──────── DATASET CONTENT ────────

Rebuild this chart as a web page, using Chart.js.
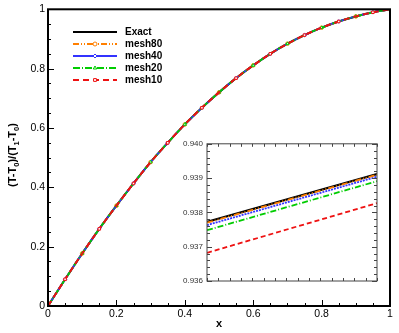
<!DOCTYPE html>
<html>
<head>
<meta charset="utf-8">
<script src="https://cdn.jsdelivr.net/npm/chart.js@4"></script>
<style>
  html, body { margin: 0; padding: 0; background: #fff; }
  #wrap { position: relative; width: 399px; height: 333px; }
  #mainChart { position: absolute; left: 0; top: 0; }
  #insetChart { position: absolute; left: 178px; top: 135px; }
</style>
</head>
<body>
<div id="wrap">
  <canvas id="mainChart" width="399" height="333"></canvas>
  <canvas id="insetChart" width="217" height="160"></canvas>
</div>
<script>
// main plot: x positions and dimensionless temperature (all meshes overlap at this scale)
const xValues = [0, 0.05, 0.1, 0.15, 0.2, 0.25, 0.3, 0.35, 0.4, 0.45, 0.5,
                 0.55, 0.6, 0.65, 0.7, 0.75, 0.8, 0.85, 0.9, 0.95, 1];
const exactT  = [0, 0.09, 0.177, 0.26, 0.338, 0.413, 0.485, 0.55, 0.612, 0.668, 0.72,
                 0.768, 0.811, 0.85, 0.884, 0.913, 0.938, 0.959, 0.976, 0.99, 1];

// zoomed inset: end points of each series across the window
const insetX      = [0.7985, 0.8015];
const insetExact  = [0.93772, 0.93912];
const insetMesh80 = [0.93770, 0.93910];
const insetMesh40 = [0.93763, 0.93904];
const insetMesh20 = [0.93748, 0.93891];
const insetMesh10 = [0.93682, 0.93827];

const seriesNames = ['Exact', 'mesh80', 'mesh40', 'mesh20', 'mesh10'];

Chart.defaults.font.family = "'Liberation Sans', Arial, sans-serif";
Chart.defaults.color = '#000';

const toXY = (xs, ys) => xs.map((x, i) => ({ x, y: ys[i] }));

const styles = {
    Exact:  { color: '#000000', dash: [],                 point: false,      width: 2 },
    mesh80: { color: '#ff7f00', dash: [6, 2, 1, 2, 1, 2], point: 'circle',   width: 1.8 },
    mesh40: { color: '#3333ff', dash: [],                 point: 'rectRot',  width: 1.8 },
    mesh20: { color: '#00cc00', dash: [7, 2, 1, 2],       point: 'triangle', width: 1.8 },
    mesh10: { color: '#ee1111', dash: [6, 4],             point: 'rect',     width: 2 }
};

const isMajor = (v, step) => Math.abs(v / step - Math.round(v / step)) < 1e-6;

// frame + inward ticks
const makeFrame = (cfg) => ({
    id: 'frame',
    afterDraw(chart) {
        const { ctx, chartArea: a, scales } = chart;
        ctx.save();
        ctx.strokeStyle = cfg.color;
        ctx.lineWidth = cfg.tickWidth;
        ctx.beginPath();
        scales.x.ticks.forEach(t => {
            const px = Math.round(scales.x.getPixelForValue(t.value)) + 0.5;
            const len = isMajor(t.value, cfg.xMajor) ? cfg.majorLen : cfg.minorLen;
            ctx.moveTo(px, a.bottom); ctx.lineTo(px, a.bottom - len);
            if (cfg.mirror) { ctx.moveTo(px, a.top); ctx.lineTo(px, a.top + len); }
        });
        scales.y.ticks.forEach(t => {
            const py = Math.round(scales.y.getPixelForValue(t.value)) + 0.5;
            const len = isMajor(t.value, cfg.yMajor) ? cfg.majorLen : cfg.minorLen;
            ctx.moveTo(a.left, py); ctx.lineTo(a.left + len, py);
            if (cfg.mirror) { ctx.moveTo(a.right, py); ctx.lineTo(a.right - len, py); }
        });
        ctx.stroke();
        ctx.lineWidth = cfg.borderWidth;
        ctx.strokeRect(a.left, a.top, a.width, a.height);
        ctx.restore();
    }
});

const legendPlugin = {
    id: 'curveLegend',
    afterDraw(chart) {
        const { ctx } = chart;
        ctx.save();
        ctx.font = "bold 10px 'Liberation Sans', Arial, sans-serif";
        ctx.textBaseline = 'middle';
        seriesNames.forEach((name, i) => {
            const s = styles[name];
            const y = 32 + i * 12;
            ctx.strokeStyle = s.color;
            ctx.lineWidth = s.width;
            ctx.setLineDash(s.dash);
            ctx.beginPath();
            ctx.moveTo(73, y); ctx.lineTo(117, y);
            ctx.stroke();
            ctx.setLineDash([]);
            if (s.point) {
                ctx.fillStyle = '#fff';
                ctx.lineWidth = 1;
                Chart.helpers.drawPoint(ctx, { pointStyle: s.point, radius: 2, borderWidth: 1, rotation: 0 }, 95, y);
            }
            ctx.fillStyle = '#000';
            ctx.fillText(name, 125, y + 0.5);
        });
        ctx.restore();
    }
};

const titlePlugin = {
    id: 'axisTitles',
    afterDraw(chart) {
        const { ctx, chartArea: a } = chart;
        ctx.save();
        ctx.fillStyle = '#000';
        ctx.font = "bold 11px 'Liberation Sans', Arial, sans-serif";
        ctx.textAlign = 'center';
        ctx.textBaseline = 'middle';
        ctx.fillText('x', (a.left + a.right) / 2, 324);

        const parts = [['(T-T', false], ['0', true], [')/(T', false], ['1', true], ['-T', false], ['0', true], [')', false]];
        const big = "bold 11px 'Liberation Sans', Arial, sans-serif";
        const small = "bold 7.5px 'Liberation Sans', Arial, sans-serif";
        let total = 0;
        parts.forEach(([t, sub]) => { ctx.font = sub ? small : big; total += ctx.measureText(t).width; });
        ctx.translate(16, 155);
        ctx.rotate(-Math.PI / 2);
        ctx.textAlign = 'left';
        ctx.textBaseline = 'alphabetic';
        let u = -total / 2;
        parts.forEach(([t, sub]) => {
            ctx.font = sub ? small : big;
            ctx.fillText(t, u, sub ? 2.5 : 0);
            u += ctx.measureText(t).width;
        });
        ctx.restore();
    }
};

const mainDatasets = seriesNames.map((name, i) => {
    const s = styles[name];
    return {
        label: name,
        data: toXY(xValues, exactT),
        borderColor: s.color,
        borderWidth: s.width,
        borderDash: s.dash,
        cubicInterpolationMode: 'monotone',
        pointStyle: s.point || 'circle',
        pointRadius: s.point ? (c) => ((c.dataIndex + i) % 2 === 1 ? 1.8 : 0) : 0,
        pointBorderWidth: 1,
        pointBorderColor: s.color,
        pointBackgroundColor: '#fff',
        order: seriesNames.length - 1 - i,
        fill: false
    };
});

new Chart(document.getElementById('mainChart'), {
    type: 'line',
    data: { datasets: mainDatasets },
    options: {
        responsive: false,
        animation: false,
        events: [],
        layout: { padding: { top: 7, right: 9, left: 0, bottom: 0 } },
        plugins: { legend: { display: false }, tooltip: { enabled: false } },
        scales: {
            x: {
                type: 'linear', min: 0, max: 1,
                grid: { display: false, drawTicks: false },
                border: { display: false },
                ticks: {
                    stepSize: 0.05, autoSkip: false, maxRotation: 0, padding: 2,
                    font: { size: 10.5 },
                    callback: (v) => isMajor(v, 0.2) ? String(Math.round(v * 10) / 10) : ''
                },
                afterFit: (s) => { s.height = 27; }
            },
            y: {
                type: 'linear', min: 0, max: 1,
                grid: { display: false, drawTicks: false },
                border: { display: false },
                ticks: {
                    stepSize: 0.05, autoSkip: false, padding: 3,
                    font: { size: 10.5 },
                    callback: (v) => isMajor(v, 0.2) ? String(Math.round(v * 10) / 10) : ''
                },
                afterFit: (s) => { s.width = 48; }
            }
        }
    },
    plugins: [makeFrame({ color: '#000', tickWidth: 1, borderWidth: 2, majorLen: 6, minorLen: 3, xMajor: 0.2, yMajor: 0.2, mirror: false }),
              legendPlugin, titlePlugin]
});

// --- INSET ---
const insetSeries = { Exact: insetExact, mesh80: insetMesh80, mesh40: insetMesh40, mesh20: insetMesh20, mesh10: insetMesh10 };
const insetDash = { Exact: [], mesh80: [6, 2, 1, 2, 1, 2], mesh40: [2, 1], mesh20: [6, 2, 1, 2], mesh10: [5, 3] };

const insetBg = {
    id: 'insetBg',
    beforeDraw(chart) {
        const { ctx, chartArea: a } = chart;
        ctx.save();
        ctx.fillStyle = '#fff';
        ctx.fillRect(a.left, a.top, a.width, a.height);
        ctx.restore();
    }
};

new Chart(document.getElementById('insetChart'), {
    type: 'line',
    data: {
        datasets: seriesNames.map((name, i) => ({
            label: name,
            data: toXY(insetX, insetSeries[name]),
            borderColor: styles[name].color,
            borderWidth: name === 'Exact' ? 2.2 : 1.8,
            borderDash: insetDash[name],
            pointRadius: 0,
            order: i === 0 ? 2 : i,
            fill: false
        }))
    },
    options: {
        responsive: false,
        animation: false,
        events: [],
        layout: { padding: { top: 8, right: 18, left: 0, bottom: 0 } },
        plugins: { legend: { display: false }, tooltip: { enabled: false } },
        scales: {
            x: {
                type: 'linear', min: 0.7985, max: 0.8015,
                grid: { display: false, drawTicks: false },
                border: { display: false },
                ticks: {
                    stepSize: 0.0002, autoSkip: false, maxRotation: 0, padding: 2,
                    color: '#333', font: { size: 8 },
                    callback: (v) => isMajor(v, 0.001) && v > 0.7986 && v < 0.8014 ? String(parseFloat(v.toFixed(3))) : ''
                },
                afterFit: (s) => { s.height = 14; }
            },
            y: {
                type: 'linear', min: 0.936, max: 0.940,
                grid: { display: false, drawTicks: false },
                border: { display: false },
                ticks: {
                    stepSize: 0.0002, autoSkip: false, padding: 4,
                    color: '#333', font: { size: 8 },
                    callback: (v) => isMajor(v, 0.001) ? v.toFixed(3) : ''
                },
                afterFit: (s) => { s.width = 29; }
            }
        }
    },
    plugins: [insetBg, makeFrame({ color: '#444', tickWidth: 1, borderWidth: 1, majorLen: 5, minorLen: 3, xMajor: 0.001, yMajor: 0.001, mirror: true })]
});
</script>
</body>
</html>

────────

• [WHAT YOU HAVE TO DO]: Report every line containing the word "this" from the listing above.

• [SOLUTION]:
Rebuild this chart as a web page, using Chart.js.
// main plot: x positions and dimensionless temperature (all meshes overlap at this scale)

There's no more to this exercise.